* DIRECTIVE
From the entries below, gather every line containing the string "script".

* TASK INPUTS

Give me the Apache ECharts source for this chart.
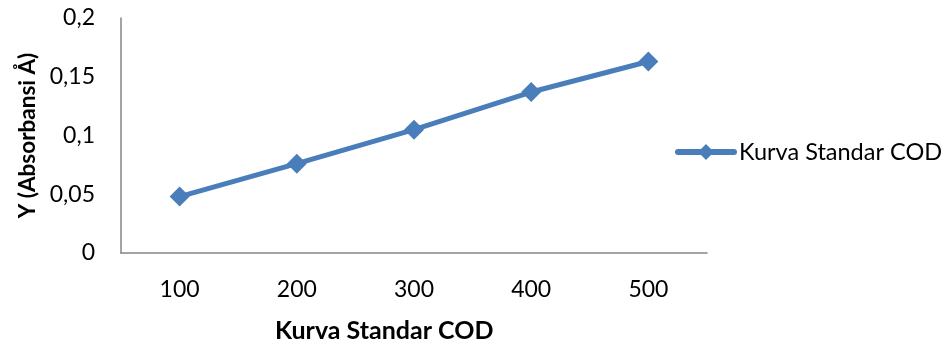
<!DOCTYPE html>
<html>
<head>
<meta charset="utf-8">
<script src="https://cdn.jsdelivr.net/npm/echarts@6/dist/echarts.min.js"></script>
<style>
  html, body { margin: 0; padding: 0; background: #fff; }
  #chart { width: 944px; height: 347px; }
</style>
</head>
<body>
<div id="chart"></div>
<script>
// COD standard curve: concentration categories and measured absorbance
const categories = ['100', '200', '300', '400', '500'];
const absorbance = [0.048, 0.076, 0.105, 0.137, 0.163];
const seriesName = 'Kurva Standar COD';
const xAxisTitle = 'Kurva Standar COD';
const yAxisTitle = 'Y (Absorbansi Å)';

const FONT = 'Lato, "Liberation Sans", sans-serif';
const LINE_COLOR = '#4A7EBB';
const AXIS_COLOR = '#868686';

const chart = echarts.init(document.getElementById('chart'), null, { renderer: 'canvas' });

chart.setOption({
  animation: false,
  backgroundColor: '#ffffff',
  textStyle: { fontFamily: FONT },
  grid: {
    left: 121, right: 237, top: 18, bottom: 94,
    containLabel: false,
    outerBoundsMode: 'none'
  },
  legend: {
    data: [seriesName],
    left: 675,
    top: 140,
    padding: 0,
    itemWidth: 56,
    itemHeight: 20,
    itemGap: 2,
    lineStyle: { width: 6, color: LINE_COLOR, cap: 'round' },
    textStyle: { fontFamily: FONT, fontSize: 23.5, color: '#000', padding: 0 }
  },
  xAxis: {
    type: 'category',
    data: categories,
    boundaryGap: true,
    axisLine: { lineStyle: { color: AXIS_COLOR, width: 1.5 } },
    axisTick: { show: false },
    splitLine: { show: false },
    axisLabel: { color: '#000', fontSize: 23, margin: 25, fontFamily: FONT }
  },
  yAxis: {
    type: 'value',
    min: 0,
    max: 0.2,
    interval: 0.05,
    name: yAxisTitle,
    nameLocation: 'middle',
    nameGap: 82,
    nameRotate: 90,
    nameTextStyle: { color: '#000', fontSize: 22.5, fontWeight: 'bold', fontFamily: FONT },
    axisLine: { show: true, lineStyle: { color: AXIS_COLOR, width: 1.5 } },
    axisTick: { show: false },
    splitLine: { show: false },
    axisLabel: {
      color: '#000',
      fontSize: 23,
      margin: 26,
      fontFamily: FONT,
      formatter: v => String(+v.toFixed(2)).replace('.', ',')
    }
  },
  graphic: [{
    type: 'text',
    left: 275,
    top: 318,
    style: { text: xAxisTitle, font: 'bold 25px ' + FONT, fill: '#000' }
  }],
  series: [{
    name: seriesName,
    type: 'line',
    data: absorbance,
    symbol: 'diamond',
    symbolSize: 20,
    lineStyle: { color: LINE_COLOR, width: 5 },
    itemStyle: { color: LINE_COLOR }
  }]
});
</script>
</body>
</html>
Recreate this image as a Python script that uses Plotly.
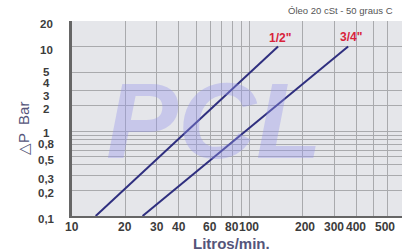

* FULL SOLUTION
<script src="https://cdn.jsdelivr.net/npm/echarts@6/dist/echarts.min.js"></script>
<script>
</script>
Recreate this image as a Python script that uses Plotly.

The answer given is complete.